I owe that girl a serious apology. Sometimes being an Orioles fan can get you in real trouble.
It was kind of harmless at the time. I was out of my element as my parents moved to Florida while I was in junior high school. It was a good time to be an Orioles fan because they were the best team in baseball.
So this girl wrote a story out loud and it told the tale that her uncle was a major league ballplayer.
When she was done, I approached her and wondered who that player was. She said her uncle was Bruce Howard.
“That bum,” I screamed. “He came to my team and did nothing.”
She, of course was horrified. Her uncle was not a bum.
Howard won 21 games combined for the White Sox before being dealt to Baltimore. He just didn’t do much in a Baltimore uniform.
Howard came to the Birds in late November of 1967. That trade sent our 1966 World Series heroes Luis Aparicio and Russ Snyder along with John Matias for Howard and 30-year old outfielder Don Buford.
You are excused Mr. Howard. Welcome, Don Buford. Simply the best leadoff hitter the Orioles had ever had at the time.
By 1969, I was thrilled to have Buford on the Birds. So happy that I visited my friend Al’s house and wrote Buford, Blair and Frank Robinson on his house with crayon. I was ready to color Boog Powell’s name on their aluminum siding when I realized the crayon wasn’t coming off. Oh, no.
I think the word got down to me in Florida that the family knew who had written on their house.
Here is some good trivia.
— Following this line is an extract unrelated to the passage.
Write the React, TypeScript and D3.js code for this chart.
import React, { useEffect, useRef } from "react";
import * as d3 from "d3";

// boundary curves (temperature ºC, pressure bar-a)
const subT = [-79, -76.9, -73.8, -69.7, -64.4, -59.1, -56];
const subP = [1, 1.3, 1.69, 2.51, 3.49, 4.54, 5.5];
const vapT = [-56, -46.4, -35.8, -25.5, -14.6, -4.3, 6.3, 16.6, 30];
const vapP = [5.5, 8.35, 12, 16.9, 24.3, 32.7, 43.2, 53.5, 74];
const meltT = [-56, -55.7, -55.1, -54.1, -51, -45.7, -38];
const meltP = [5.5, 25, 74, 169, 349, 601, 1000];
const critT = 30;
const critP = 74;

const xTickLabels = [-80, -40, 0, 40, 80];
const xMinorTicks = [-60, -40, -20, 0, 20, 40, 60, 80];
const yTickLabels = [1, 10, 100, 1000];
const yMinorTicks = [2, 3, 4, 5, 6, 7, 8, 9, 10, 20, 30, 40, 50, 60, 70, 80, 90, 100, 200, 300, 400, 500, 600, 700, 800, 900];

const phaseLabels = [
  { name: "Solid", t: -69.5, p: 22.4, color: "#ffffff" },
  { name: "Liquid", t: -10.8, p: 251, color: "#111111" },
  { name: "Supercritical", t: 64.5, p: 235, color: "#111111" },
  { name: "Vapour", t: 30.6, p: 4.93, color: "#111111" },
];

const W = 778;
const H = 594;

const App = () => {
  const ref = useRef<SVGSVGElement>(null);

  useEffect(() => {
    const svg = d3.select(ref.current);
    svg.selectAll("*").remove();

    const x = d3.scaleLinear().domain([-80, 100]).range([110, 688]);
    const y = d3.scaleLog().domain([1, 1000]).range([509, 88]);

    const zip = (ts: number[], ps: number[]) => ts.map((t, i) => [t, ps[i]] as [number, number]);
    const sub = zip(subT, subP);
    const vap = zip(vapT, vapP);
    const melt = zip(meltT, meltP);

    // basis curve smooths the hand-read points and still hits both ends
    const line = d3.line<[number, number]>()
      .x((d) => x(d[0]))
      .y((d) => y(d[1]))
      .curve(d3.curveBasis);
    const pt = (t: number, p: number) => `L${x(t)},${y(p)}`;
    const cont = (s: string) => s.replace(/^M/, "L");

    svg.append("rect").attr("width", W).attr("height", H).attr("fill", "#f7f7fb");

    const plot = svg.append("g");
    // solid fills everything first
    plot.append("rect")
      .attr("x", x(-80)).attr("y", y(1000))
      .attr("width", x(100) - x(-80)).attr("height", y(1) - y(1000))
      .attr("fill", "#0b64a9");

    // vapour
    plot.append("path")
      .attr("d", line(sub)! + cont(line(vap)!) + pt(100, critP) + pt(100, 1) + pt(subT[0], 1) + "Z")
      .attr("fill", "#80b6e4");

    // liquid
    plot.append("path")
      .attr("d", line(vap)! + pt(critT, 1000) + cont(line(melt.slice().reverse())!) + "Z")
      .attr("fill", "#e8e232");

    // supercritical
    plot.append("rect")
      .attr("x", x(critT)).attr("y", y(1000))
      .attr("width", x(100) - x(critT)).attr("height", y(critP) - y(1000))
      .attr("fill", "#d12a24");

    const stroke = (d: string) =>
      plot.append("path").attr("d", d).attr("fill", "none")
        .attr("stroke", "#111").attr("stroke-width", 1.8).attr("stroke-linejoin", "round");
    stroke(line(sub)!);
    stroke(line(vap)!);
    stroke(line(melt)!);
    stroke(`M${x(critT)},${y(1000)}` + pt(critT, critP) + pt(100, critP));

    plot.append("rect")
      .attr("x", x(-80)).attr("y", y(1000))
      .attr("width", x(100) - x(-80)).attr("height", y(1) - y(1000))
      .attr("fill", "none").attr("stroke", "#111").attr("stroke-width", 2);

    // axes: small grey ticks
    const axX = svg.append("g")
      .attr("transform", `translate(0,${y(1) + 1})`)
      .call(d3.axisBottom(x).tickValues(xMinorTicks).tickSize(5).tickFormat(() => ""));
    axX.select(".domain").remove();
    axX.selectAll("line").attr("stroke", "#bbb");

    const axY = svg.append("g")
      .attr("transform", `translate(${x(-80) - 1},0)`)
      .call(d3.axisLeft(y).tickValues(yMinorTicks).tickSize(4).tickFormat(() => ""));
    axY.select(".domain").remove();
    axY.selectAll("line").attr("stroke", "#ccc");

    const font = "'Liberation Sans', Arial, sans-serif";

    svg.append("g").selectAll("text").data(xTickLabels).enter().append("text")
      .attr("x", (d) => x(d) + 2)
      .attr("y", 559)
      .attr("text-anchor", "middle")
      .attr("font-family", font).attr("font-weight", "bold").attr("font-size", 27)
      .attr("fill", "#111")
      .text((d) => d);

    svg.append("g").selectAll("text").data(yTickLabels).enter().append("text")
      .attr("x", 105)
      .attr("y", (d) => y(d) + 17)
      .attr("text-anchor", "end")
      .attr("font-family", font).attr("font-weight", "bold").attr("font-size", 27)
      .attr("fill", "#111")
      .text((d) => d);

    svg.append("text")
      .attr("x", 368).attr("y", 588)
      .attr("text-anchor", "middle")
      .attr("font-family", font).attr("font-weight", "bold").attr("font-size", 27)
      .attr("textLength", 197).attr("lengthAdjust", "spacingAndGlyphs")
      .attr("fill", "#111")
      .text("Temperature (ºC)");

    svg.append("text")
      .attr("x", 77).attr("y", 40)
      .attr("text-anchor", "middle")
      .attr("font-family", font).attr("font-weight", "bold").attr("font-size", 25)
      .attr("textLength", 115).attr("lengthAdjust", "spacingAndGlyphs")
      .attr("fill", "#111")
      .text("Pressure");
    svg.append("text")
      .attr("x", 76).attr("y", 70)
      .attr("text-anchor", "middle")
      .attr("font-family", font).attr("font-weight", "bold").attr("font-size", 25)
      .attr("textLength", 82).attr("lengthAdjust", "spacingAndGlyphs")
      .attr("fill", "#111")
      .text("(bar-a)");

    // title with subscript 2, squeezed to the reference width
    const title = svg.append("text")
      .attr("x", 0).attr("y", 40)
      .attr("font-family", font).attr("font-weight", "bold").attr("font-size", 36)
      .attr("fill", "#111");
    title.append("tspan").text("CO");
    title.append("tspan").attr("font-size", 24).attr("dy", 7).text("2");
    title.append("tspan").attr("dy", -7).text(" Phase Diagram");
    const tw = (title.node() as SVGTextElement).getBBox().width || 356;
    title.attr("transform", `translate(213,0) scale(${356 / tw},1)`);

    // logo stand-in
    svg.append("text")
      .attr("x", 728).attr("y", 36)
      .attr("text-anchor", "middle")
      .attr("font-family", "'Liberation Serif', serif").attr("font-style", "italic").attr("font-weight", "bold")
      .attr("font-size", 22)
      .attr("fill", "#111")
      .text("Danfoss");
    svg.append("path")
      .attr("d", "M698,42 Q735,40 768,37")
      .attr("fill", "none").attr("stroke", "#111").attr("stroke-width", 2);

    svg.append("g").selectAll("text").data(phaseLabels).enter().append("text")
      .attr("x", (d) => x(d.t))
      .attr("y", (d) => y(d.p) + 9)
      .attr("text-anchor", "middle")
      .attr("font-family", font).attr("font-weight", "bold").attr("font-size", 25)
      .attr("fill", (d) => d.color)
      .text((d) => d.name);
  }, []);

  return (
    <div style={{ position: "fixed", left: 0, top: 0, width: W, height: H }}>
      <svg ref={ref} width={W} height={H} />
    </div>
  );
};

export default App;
Who led off the horrid 1969 World Series for Baltimore? OK, it did come after Mike Cuellar set down the Mets in the top half of the inning.
Buford homered off Tom Seaver. We were up 1-0 that quickly and ready to bomb the Mets into submission. In the 4th inning, Buford struck again cracking an RBI double.
Do I dare say in the next four games, he would go 0 for 17.
Well, the Birds moved on from that disaster.
What’s interesting about the Orioles career of Buford is the leadoff man for three straight World Series trips, scored exactly 99 runs in each of those campaigns. Now that’s hard to do. He was special because he was a switch-hitter with a little pop in his bat. For a player who never hit more than 10 homers in a season in Chicago, he reached double figures in homers in each of the World Series campaigns. In his four good years in Baltimore, he hit 52 homers out of the top spot in the lineup. That included a career-high 19 homers in the 1971 season.
Now three times, he did pace the AL in caught stealing. In better news, he finished with exactly 20o career stolen bases.
Buford did improve his World Series performances the next two seasons following the Mets disaster. In game three of the 70 series, he followed a Dave McNally strikeout with a homer. An inning later, McNally would hit a grand slam homer.
In the 1971 series, Buford homered in the fifth inning of game one against Bob Moose and the Pittsburgh Pirates. In the key game six, Buford again picked on a Moose pitch and delivered a solo shot in the sixth inning. He had three hits in this game including a double.
And in the sad seventh game, it was Buford’s hit that drove in the O’s lone run against Steve Blass. Curses.
Yes, Buford was the key man in that trade with the White Sox.